I spend a few beautiful sunny days in relaxing Mendoza, before venturing out into the mountains once again. Parque Provincial Aconcagua contains the enormous mountain of the same name, which at 6,962 meters is the tallest mountain on the continent, drawing hordes of serious mountain climbers. Passes to enter the park are expensive, and even now in the low season a 20-day climbing pass is USD$300. A group of foreigners I meet have paid USD$2750 each for an all-inclusive summit attempt, of course with no guarantees.
The surrounding mountains are spectacular in their own right, though my attention constantly focuses on the glacier capped Aconcagua, constantly visible while hiking the approach trail. I’m lost in my thoughts of a solo summit attempt, and seriously toy with it in my mind. Arriving at the Confluencia base camp (3,300m) is a little surreal, with permanent dome tent-like structures, kitchens, solar panels and even a volleyball court, it looks like just I’ve always pictured a serious mountain base camp.
Well, I guess it is.
The sun is beating down and the wind howling through camp, making setting up my tent quite a chore and coating everything I own in a thick layer of sand – even the inside of my tent.
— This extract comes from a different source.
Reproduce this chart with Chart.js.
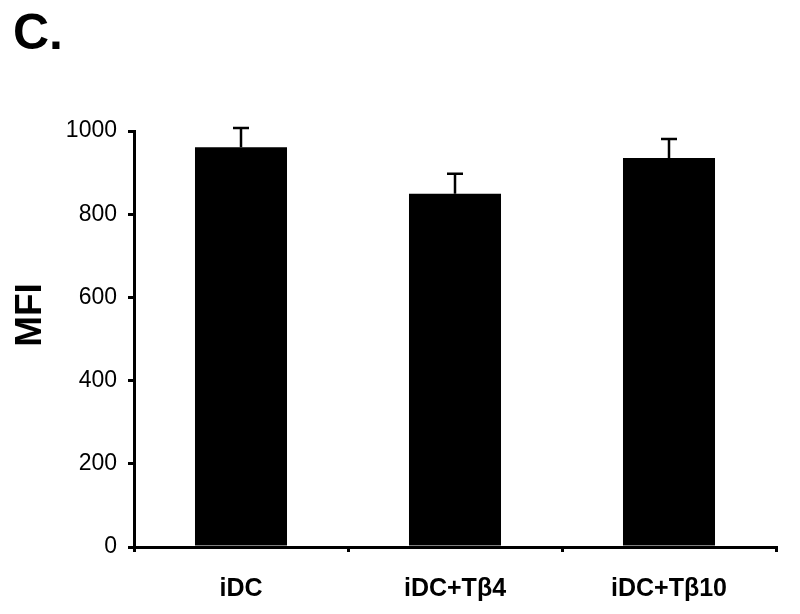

After a cold, cloudy afternoon of hiking and mountain gazing I finish cooking dinner with numb hands and feet and crawl into my tent in the midst of driving snow and howling wind. For over an hour I curl up in my sleeping bag trying to warm up, my tent flapping furiously the entire time. I can’t imagine what the weather must be like higher up on the mountain, and don’t even want to think about it.
It’s freezing in the morning when I set out for the seven hour round-trip hike to Plaza Francia (4,200m), another camp higher up the mountain. It’s an extremely beautiful day and after hiking to the toe of Glacier Horcones Inferior in sunshine, I turn back and battle a seriously cold head wind all the way back to camp, and down to the parking area.
I’m completely tired out when I arrive, and at my wits end from the relentless howling wind. It’s pretty clear in my mind I have no intention of battling this and much, much worse for 20 days.
I’m content just looking at the summit, I don’t need to try and go there.